**MATERIALS PROVIDED**:
>>>>
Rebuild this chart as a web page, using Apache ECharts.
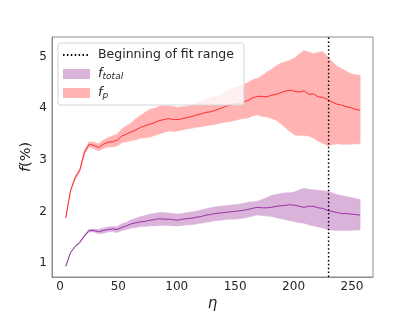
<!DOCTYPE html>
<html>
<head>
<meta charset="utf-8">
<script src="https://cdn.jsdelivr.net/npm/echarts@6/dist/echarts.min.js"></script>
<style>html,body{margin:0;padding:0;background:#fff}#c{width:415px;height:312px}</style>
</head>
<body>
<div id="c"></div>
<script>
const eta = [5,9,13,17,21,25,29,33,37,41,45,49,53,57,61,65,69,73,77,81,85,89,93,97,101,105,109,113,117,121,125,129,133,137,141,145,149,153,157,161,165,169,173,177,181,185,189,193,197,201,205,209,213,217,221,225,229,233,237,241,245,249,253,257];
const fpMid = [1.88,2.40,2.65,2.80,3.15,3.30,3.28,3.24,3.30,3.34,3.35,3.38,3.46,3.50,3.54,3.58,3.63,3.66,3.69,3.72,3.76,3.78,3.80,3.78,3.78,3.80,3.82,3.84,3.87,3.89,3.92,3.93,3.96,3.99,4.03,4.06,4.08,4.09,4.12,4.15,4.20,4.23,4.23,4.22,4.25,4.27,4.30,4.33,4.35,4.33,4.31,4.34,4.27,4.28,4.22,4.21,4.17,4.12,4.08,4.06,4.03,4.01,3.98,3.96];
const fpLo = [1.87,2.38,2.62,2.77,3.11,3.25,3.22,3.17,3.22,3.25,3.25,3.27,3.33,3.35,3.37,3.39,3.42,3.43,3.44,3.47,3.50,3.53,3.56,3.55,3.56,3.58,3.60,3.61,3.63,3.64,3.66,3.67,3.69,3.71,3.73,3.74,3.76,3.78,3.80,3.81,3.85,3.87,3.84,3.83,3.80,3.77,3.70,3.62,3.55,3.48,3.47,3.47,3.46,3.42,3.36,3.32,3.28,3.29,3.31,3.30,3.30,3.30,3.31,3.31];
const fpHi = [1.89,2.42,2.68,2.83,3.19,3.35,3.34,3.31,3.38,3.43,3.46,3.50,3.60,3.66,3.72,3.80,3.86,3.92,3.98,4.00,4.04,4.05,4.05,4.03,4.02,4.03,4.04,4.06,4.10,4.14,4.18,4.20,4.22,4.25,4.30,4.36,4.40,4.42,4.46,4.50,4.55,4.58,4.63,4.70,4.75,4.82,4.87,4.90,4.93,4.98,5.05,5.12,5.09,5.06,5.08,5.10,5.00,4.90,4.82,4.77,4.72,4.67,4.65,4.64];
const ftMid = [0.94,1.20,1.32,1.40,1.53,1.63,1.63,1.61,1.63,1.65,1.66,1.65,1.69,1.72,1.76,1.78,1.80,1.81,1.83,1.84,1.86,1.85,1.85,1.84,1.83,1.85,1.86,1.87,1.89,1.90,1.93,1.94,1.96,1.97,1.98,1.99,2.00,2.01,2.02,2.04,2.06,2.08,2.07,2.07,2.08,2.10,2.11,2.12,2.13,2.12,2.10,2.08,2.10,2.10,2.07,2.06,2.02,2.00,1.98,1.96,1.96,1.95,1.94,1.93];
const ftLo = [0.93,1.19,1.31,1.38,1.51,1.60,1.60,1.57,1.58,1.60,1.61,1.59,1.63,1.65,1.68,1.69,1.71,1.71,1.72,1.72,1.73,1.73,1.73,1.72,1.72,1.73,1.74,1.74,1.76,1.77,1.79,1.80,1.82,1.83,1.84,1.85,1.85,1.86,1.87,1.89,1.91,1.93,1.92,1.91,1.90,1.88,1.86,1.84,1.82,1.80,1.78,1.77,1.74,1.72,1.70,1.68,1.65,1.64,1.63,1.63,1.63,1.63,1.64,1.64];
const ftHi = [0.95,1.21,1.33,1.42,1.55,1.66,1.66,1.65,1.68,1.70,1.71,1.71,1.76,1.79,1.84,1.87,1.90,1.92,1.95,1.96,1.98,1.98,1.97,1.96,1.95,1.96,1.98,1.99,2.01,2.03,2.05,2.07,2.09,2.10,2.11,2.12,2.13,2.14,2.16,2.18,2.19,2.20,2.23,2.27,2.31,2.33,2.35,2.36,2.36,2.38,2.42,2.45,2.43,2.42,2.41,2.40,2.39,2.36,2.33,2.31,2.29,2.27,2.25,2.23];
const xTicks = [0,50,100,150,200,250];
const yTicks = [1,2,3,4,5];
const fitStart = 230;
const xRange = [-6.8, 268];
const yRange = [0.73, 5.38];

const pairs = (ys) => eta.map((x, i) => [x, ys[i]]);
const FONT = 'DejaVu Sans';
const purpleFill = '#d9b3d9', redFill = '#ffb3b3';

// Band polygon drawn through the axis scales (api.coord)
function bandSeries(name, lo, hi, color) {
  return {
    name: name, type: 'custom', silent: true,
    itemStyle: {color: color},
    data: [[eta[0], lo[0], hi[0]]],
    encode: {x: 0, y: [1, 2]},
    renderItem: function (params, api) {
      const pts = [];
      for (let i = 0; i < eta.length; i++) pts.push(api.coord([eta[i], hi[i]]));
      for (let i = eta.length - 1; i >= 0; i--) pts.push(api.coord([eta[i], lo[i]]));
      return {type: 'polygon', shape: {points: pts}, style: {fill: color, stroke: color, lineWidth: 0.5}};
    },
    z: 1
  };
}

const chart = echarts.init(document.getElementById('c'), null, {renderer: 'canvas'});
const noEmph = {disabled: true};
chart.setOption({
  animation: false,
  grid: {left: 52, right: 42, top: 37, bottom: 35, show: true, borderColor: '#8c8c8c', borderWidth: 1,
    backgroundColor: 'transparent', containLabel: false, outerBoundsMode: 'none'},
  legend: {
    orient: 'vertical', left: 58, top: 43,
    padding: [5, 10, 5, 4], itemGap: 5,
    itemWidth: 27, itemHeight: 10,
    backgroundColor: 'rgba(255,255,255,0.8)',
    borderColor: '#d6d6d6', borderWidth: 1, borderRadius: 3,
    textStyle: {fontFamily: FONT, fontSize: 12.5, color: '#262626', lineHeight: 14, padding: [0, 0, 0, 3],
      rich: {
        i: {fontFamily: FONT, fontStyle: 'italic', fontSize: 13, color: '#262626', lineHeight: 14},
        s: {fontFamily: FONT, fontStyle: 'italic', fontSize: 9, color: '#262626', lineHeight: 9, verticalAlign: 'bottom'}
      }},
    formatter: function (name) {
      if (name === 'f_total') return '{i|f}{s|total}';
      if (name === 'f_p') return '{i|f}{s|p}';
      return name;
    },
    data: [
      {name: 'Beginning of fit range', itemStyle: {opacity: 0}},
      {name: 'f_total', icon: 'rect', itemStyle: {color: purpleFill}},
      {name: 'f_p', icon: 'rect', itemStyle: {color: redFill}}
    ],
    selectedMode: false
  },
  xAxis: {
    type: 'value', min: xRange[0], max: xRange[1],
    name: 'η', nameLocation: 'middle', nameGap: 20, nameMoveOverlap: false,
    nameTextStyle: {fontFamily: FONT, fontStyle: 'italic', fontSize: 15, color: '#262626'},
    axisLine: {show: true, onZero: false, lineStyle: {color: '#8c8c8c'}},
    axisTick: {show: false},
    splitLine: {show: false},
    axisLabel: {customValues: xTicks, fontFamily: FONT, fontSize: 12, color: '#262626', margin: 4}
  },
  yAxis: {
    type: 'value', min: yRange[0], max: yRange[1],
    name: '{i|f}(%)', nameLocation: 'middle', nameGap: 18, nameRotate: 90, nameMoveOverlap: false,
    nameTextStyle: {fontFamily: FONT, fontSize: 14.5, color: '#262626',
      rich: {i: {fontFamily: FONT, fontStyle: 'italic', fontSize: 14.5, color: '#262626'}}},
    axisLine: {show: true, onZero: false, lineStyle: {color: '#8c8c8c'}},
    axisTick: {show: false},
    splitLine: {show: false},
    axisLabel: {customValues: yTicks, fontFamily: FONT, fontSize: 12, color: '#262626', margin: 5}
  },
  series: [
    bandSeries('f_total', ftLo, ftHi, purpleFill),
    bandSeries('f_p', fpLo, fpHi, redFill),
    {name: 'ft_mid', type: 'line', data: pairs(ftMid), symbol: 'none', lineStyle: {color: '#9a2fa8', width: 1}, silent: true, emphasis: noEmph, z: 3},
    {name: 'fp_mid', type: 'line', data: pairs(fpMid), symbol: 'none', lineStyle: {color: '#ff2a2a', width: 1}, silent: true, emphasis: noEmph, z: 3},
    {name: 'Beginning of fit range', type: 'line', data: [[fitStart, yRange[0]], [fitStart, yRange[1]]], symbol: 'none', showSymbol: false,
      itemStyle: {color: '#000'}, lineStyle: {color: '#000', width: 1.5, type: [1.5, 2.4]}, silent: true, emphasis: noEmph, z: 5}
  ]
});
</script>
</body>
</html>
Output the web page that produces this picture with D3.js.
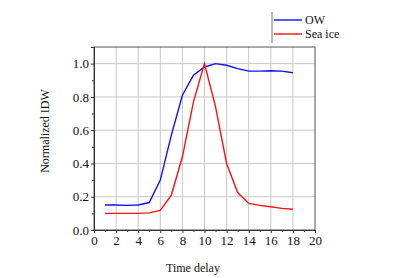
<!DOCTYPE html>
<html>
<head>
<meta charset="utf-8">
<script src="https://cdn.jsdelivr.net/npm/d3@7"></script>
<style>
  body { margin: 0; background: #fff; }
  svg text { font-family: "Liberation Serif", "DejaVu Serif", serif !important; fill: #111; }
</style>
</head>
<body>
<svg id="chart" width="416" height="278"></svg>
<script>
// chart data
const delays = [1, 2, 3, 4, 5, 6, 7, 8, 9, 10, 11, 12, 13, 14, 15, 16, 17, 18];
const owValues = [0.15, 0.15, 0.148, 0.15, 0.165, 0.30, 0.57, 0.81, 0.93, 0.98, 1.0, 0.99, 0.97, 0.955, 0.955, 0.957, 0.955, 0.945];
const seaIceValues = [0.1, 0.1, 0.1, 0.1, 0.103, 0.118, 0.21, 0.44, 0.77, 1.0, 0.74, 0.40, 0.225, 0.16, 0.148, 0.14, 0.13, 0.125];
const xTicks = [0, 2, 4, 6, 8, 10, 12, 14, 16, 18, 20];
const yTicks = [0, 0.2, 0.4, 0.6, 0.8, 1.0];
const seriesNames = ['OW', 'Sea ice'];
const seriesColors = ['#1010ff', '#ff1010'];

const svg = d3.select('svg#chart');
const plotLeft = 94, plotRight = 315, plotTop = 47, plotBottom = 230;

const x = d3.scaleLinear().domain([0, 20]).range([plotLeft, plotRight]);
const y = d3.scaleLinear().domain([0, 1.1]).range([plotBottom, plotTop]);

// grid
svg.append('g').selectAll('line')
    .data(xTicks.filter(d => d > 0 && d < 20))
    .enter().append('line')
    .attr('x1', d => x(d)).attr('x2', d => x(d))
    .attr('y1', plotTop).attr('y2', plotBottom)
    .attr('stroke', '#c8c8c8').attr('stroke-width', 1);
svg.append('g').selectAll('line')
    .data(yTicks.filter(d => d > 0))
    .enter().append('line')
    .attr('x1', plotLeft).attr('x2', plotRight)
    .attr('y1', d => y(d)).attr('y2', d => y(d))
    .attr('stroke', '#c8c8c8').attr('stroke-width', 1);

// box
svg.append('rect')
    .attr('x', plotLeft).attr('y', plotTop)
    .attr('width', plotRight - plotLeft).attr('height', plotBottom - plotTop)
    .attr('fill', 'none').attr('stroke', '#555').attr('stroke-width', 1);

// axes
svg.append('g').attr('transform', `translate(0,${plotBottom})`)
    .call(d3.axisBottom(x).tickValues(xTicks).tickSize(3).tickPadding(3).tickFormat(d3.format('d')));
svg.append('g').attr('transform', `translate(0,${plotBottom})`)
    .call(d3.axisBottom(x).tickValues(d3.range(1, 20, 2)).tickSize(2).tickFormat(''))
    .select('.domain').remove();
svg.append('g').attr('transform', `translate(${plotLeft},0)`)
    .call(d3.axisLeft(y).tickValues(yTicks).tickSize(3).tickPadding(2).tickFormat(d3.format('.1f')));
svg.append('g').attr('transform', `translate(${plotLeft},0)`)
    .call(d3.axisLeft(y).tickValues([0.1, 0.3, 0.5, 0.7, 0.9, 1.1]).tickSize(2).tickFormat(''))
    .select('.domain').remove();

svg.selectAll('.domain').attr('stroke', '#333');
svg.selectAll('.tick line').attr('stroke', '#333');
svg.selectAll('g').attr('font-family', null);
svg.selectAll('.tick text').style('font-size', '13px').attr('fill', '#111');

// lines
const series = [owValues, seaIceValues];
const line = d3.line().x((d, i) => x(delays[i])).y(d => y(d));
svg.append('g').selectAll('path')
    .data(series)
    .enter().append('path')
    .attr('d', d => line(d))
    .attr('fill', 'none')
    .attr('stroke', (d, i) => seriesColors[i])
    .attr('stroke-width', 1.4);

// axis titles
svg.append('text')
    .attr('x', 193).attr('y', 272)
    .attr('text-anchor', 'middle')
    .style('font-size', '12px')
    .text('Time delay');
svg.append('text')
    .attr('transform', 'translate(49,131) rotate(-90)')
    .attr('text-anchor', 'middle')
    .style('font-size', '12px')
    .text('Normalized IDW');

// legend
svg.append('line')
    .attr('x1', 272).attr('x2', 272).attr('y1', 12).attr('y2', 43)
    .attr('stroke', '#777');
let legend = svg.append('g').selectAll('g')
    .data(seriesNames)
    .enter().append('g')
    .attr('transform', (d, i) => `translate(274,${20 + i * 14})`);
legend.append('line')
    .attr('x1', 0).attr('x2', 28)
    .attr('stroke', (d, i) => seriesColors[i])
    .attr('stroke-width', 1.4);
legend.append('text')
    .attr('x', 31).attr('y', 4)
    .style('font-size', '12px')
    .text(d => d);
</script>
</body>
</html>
<<<<
**EXERCISE DIRECTIONS**: Report each line in the data that holds the word "this".

**THE REPLY**:
Rebuild this chart as a web page, using Apache ECharts.
Output the web page that produces this picture with D3.js.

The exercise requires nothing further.